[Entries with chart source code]
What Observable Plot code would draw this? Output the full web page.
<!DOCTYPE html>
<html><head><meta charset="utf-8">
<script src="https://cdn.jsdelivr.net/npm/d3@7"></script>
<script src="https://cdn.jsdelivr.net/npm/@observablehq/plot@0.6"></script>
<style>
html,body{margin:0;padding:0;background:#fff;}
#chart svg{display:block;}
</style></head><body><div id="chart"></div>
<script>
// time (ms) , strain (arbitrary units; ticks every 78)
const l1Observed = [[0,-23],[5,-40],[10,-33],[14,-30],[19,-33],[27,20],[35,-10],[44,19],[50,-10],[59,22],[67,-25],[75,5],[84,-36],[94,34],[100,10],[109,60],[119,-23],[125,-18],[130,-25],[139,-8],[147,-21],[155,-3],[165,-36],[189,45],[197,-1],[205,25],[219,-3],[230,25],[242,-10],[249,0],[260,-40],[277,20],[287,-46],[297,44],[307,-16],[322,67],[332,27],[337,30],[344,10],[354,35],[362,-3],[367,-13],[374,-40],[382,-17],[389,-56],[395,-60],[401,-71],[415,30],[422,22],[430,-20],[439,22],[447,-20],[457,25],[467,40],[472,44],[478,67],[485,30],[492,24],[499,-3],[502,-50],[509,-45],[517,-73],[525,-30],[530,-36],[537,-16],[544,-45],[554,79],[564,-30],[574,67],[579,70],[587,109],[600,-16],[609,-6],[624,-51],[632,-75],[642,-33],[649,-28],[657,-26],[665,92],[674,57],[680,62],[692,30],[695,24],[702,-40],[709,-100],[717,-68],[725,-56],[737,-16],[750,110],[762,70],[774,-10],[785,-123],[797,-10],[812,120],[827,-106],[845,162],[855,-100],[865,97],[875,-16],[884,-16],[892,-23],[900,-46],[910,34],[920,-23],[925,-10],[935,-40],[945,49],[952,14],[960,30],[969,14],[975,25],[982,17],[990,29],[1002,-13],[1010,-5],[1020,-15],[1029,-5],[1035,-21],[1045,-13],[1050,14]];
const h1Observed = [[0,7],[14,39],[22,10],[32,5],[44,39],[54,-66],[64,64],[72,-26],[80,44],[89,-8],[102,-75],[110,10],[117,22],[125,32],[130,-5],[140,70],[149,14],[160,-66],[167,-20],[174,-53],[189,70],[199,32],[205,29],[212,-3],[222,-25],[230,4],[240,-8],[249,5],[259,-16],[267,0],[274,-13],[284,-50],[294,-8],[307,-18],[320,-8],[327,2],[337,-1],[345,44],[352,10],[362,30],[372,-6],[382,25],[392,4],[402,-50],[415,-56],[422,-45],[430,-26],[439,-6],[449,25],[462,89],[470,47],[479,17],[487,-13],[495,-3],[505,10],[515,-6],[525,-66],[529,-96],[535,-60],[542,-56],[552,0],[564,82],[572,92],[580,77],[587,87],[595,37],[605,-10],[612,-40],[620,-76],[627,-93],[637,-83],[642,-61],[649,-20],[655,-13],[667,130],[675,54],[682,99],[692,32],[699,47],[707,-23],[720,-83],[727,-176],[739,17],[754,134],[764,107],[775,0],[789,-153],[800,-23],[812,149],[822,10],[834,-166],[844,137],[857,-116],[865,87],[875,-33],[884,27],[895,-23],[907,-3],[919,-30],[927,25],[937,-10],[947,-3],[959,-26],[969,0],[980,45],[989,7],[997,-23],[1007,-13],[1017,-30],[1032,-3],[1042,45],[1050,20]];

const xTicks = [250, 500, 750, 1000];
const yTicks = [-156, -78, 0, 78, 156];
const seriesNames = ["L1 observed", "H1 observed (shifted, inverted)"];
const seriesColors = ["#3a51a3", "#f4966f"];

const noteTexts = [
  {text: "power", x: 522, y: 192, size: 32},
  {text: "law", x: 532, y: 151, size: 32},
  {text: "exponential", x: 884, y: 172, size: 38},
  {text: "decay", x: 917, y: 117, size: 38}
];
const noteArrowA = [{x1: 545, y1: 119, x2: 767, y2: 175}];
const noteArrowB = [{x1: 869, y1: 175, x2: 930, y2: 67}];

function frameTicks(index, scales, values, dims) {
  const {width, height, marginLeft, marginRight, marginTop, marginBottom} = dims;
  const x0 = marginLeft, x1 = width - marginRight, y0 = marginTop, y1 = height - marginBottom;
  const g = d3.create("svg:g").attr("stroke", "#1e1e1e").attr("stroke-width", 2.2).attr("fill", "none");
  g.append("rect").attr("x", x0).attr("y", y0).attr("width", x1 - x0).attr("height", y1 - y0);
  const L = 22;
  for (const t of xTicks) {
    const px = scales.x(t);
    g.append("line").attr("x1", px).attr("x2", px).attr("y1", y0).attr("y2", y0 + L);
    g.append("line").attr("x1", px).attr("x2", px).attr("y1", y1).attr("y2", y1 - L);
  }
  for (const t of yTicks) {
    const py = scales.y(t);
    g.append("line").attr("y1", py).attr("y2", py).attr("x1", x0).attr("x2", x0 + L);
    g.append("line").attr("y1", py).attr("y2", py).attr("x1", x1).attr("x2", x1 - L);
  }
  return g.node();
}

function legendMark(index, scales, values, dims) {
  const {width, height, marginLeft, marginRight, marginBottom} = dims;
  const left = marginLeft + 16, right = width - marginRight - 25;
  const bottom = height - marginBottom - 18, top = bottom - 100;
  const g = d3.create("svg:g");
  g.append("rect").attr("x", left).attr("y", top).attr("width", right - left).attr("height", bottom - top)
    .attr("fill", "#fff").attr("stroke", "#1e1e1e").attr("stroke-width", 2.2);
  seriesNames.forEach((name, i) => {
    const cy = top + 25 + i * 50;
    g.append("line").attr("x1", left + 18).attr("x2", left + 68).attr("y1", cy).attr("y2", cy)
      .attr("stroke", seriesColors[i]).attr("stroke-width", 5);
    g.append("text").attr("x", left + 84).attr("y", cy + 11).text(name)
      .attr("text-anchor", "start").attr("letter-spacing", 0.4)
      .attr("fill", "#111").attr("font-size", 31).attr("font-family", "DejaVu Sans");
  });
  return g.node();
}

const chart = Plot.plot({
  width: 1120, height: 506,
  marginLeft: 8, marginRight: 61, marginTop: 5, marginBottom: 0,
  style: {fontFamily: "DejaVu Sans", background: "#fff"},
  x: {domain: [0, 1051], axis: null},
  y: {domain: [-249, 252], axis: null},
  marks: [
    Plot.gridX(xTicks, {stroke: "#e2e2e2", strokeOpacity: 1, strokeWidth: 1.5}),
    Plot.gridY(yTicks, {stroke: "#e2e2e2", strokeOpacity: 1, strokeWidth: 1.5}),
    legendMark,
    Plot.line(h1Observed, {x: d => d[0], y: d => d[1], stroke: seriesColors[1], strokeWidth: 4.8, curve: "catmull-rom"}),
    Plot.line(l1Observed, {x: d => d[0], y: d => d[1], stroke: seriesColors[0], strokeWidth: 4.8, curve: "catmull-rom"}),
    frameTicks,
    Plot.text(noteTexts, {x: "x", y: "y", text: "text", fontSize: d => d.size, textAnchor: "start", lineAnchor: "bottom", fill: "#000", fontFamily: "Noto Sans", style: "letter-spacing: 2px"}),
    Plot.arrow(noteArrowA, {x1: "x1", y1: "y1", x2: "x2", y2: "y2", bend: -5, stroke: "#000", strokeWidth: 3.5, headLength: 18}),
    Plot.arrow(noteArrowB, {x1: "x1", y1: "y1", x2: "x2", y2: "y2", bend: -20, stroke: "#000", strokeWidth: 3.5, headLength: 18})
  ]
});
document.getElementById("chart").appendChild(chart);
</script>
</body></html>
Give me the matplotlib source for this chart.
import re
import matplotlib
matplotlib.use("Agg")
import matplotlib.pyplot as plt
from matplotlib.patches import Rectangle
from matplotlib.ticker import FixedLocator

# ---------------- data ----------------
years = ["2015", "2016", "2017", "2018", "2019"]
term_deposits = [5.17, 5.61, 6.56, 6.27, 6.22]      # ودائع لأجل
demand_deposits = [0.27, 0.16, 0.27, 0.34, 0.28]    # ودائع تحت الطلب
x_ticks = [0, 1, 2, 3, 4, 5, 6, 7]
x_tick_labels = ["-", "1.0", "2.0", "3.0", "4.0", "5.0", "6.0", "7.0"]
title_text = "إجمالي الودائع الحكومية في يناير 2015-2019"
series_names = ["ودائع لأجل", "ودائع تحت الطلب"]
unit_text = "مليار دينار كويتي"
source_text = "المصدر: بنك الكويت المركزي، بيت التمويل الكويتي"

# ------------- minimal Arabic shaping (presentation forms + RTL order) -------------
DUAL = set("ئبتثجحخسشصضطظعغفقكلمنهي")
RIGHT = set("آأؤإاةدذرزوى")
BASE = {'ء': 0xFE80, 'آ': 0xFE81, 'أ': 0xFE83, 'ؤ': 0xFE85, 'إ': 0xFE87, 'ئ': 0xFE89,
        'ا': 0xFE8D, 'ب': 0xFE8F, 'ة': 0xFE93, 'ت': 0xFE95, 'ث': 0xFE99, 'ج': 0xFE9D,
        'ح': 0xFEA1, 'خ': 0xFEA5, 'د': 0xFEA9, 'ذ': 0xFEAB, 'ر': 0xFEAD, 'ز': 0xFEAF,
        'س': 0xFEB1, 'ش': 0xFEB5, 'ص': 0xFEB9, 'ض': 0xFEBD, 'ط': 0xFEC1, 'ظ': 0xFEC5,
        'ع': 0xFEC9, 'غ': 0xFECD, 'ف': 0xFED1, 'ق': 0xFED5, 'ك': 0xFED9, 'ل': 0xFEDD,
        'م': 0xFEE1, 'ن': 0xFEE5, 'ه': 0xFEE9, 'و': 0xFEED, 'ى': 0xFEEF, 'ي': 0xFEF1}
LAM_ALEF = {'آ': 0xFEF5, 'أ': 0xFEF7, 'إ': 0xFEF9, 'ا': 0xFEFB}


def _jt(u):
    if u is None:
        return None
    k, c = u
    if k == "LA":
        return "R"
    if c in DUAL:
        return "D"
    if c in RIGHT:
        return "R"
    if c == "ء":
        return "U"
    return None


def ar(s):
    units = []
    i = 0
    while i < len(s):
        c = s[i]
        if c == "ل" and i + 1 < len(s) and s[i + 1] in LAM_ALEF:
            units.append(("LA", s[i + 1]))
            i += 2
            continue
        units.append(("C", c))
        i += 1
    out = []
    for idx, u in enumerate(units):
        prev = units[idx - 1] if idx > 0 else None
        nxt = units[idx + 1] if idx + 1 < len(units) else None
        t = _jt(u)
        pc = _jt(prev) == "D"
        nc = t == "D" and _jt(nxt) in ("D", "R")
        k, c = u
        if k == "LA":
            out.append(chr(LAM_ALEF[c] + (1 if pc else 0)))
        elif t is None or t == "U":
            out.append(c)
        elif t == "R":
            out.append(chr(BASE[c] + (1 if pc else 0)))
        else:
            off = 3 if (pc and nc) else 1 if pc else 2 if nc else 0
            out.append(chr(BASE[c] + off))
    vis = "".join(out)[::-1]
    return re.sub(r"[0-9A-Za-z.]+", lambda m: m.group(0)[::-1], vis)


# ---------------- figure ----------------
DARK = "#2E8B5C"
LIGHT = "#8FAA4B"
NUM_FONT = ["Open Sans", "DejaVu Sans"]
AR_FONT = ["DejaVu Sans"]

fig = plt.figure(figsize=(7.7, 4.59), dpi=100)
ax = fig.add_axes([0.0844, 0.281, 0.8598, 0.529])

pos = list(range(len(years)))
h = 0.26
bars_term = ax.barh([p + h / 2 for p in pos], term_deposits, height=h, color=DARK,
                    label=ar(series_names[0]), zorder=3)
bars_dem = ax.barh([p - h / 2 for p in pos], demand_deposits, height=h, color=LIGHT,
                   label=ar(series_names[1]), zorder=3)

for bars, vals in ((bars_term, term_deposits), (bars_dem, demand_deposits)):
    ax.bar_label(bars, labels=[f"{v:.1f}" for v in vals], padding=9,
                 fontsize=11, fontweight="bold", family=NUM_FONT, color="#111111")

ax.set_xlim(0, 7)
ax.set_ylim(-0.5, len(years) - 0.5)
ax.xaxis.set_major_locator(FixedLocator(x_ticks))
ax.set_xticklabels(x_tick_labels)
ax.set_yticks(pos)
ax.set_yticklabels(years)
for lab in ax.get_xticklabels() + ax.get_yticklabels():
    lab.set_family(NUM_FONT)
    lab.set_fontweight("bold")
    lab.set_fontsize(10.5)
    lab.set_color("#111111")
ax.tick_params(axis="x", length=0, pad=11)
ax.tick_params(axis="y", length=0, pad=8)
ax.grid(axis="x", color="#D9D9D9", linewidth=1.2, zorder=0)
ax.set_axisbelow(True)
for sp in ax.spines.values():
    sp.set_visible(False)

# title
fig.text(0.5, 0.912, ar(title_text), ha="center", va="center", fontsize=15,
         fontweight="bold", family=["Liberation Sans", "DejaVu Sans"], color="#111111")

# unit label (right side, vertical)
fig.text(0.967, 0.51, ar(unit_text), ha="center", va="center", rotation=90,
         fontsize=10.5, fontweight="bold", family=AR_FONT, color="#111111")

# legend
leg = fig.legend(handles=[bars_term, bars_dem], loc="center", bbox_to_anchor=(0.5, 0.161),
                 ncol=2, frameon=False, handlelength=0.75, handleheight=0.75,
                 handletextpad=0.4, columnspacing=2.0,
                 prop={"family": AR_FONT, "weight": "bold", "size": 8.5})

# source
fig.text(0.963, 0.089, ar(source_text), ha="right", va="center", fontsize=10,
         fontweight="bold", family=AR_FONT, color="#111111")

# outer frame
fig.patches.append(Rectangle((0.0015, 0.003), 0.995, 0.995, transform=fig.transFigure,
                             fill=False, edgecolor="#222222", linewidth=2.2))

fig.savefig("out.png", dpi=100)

# Brief
With the first line being the one containing "Give me the matplotlib source for this chart." and the last line the one containing "بنك الكويت المركزي،", transcribe exactly the lines above that fall in that range.

# Response to this exercise
Give me the matplotlib source for this chart.
import re
import matplotlib
matplotlib.use("Agg")
import matplotlib.pyplot as plt
from matplotlib.patches import Rectangle
from matplotlib.ticker import FixedLocator

# ---------------- data ----------------
years = ["2015", "2016", "2017", "2018", "2019"]
term_deposits = [5.17, 5.61, 6.56, 6.27, 6.22]      # ودائع لأجل
demand_deposits = [0.27, 0.16, 0.27, 0.34, 0.28]    # ودائع تحت الطلب
x_ticks = [0, 1, 2, 3, 4, 5, 6, 7]
x_tick_labels = ["-", "1.0", "2.0", "3.0", "4.0", "5.0", "6.0", "7.0"]
title_text = "إجمالي الودائع الحكومية في يناير 2015-2019"
series_names = ["ودائع لأجل", "ودائع تحت الطلب"]
unit_text = "مليار دينار كويتي"
source_text = "المصدر: بنك الكويت المركزي، بيت التمويل الكويتي"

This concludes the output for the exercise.